Nothing. All it does is hide what needs to be done. Tell the client what to do and not how to do it so the licensed qualified guy (or whatever bubba they actually get) doesn't screw it up.

If you say all the time "Have a licensed qualified contractor make repairs." There's a really good chance he will do the wrong thing, not perform all of the repair, or say it doesn't need to be repaired.

I use to say the same thing in all my narrative: have a licensed bozo make repairs, thinking I was doing right for my client and covering my ass. But more often than not, the contractor was either doing the wrong thing, not doing all of it or saying it didn't need to be done.

I went to Jim Katen for advice on the matter several times, cause it took a while for his advice to sink in.

Saying something like, "The thingy is not working, have a licensed qualified thingy fixer fix it." ( uh, fix what?) is to easy to be misunderstood by somebody in the loop (Client, Seller, Agents, Contractors).

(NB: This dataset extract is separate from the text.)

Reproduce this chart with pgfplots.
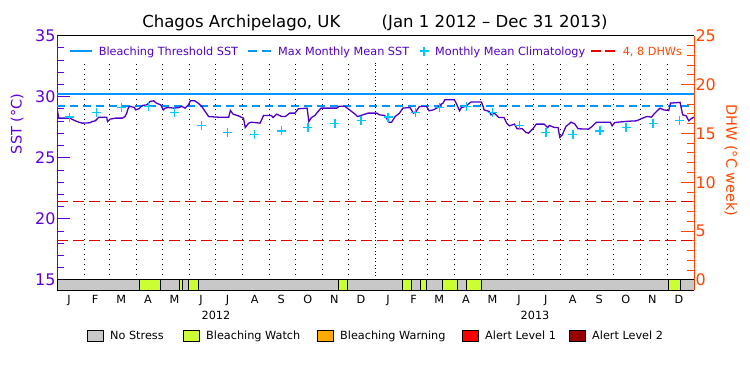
\documentclass[border=0pt]{standalone}
\usepackage{pgfplots}
\pgfplotsset{compat=1.18}
\usepackage{fontspec}
\setmainfont{DejaVu Sans}
\definecolor{sstpurple}{HTML}{5000C8}
\definecolor{axpurple}{HTML}{6000DC}
\definecolor{thrblue}{HTML}{0096FF}
\definecolor{climcyan}{HTML}{00C8FF}
\definecolor{dhwred}{HTML}{E60000}
\definecolor{dhworange}{HTML}{FF4600}
\definecolor{nostress}{HTML}{C8C8C8}
\definecolor{watch}{HTML}{CCFF33}
\definecolor{warning}{HTML}{FFAA00}
\definecolor{alertone}{HTML}{FF0000}
\definecolor{alerttwo}{HTML}{960000}
\newcommand{\lgfont}{\fontsize{11.3}{12}\selectfont}
\newcommand{\tkfont}{\fontsize{16}{16}\selectfont}

\pgfplotstableread{
d sst
0 29.05
2 28.25
15 28.25
17 28.17
21 28.03
25 27.92
29 27.84
38 27.87
40 27.97
44 28.03
48 28.33
57 28.33
58 27.97
61 28.17
67 28.25
75 28.25
78 28.38
80 28.66
82 29.12
84 29.21
89 29.12
90 28.93
94 29.02
98 29.29
103 29.34
107 29.62
111 29.67
114 29.48
119 29.34
122 28.93
124 29.07
128 29.12
134 29.07
140 29.12
143 29.21
147 29.07
151 29.34
153 29.67
158 29.67
162 29.48
166 29.21
170 28.80
174 28.38
185 28.33
197 28.33
199 28.88
202 28.58
208 28.44
214 28.25
216 27.48
220 27.84
223 27.92
233 27.84
237 28.47
246 28.47
248 28.30
252 28.58
258 28.38
262 28.38
267 28.66
273 28.66
277 29.02
287 29.07
289 27.97
292 28.30
296 28.47
298 28.66
303 29.07
321 29.07
324 29.23
330 29.23
334 29.02
342 28.58
345 28.38
351 28.52
357 28.66
367 28.66
370 28.52
376 28.47
378 28.25
381 27.92
384 27.92
388 28.38
393 28.66
397 29.07
405 29.12
409 28.66
412 28.80
416 29.21
424 29.21
427 28.85
432 28.93
437 29.12
441 29.40
443 29.48
445 29.75
456 29.75
458 29.48
462 28.85
464 29.12
469 29.21
475 29.57
487 29.57
489 29.21
490 28.93
496 28.80
498 28.52
502 28.66
507 28.30
513 28.30
516 27.84
519 27.62
525 27.76
528 27.38
534 27.38
538 27.08
541 27.02
546 27.38
550 27.76
559 27.76
563 27.48
565 27.65
571 27.48
575 27.48
577 26.67
580 26.90
584 27.57
590 27.92
594 27.79
598 27.38
610 27.35
614 27.57
619 27.92
635 27.92
637 27.62
640 27.89
648 27.95
656 28.00
665 28.03
671 28.22
677 28.39
682 28.33
686 28.66
692 29.07
696 28.93
702 28.87
704 29.48
715 29.54
718 28.52
722 28.44
725 28.03
728 28.22
731 28.33
}\sstdata

\pgfplotstableread{
d clim
14 28.34
45 28.74
74 29.15
105 29.21
135 28.74
166 27.65
196 27.08
227 26.89
258 27.21
288 27.48
319 27.84
349 28.06
380 28.34
411 28.74
439 29.15
470 29.21
500 28.74
531 27.65
561 27.08
592 26.89
623 27.21
653 27.48
684 27.84
714 28.06
}\climdata

\begin{document}
\begin{tikzpicture}[x=1bp,y=1bp]
\path[use as bounding box] (0,0) rectangle (750,375);

% DHW axis (right)
\begin{axis}[
  at={(57bp,85bp)}, anchor=south west,
  scale only axis, width=637bp, height=254.3bp,
  xmin=0, xmax=731, ymin=-1.0234, ymax=25,
  axis x line=none, axis y line*=right,
  ytick={0,5,10,15,20,25},
  minor ytick={1,2,3,4,6,7,8,9,11,12,13,14,16,17,18,19,21,22,23,24},
  tick align=inside,
  major tick length=13bp, minor tick length=7bp,
  y axis line style={dhworange, line width=1bp},
  ytick style={dhworange, line width=1bp},
  minor tick style={dhworange, line width=1bp},
  /pgf/number format/assume math mode=true,
  yticklabel style={dhworange, font=\tkfont, anchor=west, xshift=-2bp},
]
\addplot[dhwred, line width=1.1bp, dash pattern=on 11bp off 5bp] coordinates {(0,4) (731,4)};
\addplot[dhwred, line width=1.1bp, dash pattern=on 11bp off 5bp] coordinates {(0,8) (731,8)};
\end{axis}

% SST axis (left)
\begin{axis}[
  at={(57bp,85bp)}, anchor=south west,
  scale only axis, width=637bp, height=254.3bp,
  xmin=0, xmax=731, ymin=14.181, ymax=35,
  axis x line*=top, axis y line*=left,
  xtick=\empty,
  ytick={15,20,25,30,35},
  minor ytick={16,17,18,19,21,22,23,24,26,27,28,29,31,32,33,34},
  tick align=inside,
  major tick length=13bp, minor tick length=7bp,
  y axis line style={axpurple, line width=1bp},
  x axis line style={black, line width=1bp},
  ytick style={axpurple, line width=1bp},
  minor tick style={axpurple, line width=1bp},
  /pgf/number format/assume math mode=true,
  yticklabel style={axpurple, font=\tkfont, anchor=east, xshift=2bp},
]
\pgfplotsinvokeforeach{31,60,91,121,152,182,213,244,274,305,335,397,425,456,486,517,547,578,609,639,670,700}{
  \draw[black, line width=1bp, dash pattern=on 1bp off 4bp] (axis cs:#1,15) -- (axis cs:#1,32.8);
}
\draw[black, line width=1bp, dash pattern=on 1bp off 2.5bp] (axis cs:366,15) -- (axis cs:366,32.8);
\addplot[thrblue, line width=1.3bp] coordinates {(0,30.22) (731,30.22)};
\addplot[thrblue, line width=1.3bp, dash pattern=on 8bp off 5bp] coordinates {(0,29.25) (731,29.25)};
\addplot[sstpurple, line width=1.3bp] table[x=d, y=sst] {\sstdata};
\addplot[only marks, mark=+, mark size=4.5bp, climcyan, mark options={line width=1.3bp}] table[x=d, y=clim] {\climdata};
% stress bar
\addplot[fill=nostress, draw=black, line width=1bp] coordinates {(0,14.181) (731,14.181) (731,15) (0,15)} -- cycle;
\addplot[fill=watch, draw=black, line width=1bp] coordinates {(94.5,14.181) (119,14.181) (119,15) (94.5,15)} -- cycle;
\addplot[fill=watch, draw=black, line width=1bp] coordinates {(140.4,14.181) (143.8,14.181) (143.8,15) (140.4,15)} -- cycle;
\addplot[fill=watch, draw=black, line width=1bp] coordinates {(151.1,14.181) (162.6,14.181) (162.6,15) (151.1,15)} -- cycle;
\addplot[fill=watch, draw=black, line width=1bp] coordinates {(322.9,14.181) (333.6,14.181) (333.6,15) (322.9,15)} -- cycle;
\addplot[fill=watch, draw=black, line width=1bp] coordinates {(396.3,14.181) (406.6,14.181) (406.6,15) (396.3,15)} -- cycle;
\addplot[fill=watch, draw=black, line width=1bp] coordinates {(417.3,14.181) (423.8,14.181) (423.8,15) (417.3,15)} -- cycle;
\addplot[fill=watch, draw=black, line width=1bp] coordinates {(442.6,14.181) (459.8,14.181) (459.8,15) (442.6,15)} -- cycle;
\addplot[fill=watch, draw=black, line width=1bp] coordinates {(469.7,14.181) (486.9,14.181) (486.9,15) (469.7,15)} -- cycle;
\addplot[fill=watch, draw=black, line width=1bp] coordinates {(702,14.181) (715.7,14.181) (715.7,15) (702,15)} -- cycle;
\end{axis}

% month and year labels (pixel placement: x = 57 + day*637/731)
\foreach \d/\m in {15.5/J,45.5/F,75.5/M,106/A,136.5/M,167/J,197.5/J,228.5/A,259/S,289.5/O,320/N,350.5/D,381.5/J,411/F,440.5/M,471/A,501.5/M,532/J,562.5/J,593.5/A,624/S,654.5/O,685/N,715.5/D}{
  \node[anchor=base, inner sep=0, font=\lgfont] at ({57+\d/731*637-1.5}, 71.5) {\m};
}
\node[anchor=base, inner sep=0, font=\lgfont] at (216, 55.5) {2012};
\node[anchor=base, inner sep=0, font=\lgfont] at (535, 55.5) {2013};

% title
\node[anchor=base, inner sep=0, font=\fontsize{16.6}{16.6}\selectfont] at (375, 347.5) {Chagos Archipelago, UK\hspace{2.5em}(Jan 1 2012 -- Dec 31 2013)};

% axis labels
\node[rotate=90, inner sep=0, text=axpurple, font=\fontsize{14.5}{14.5}\selectfont] at (17, 251) {SST (°C)};
\node[rotate=-90, inner sep=0, text=dhworange, font=\fontsize{14.5}{14.5}\selectfont] at (731, 214.5) {DHW (°C week)};

% top legend
\draw[thrblue, line width=1.3bp] (70,324) -- (92,324);
\node[anchor=base west, inner sep=0, text=sstpurple, font=\lgfont] at (98.6, 319.8) {Bleaching Threshold SST};
\draw[thrblue, line width=1.3bp] (248,324) -- (257,324) (262,324) -- (271,324);
\node[anchor=base west, inner sep=0, text=sstpurple, font=\lgfont] at (278, 319.8) {Max Monthly Mean SST};
\draw[climcyan, line width=1.3bp] (419.5,324) -- (428.5,324) (424,319.5) -- (424,328.5);
\node[anchor=base west, inner sep=0, text=sstpurple, font=\lgfont] at (435, 319.8) {Monthly Mean Climatology};
\draw[dhwred, line width=1.3bp] (591,324) -- (601,324) (605,324) -- (615,324);
\node[anchor=base west, inner sep=0, text=dhworange, font=\lgfont] at (622.6, 319.8) {4, 8 DHWs};

% bottom legend
\foreach \bx/\col/\lab in {87/nostress/No Stress, 183/watch/Bleaching Watch, 317/warning/Bleaching Warning, 462/alertone/Alert Level 1, 569/alerttwo/Alert Level 2}{
  \filldraw[fill=\col, draw=black, line width=1bp] (\bx,34) rectangle ++(16,11);
  \node[anchor=base west, inner sep=0, font=\lgfont] at (\bx+23, 35.3) {\lab};
}
\end{tikzpicture}
\end{document}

In this case I would take a page out of the Walter Jowers play book and say, "If you want the thingy to work, you'll need to figure out why it doesn't work and then fix it." That's much harder to misunderstand. It says to the client that if he wants it to work the way he wants it to work, then he'll have to do it or hire someone to figure out what's wrong to satisfy the client and fix it. Otherwise you get everyone and his brother debating on what the proper and correct function of the thingy is and the limitations of repair.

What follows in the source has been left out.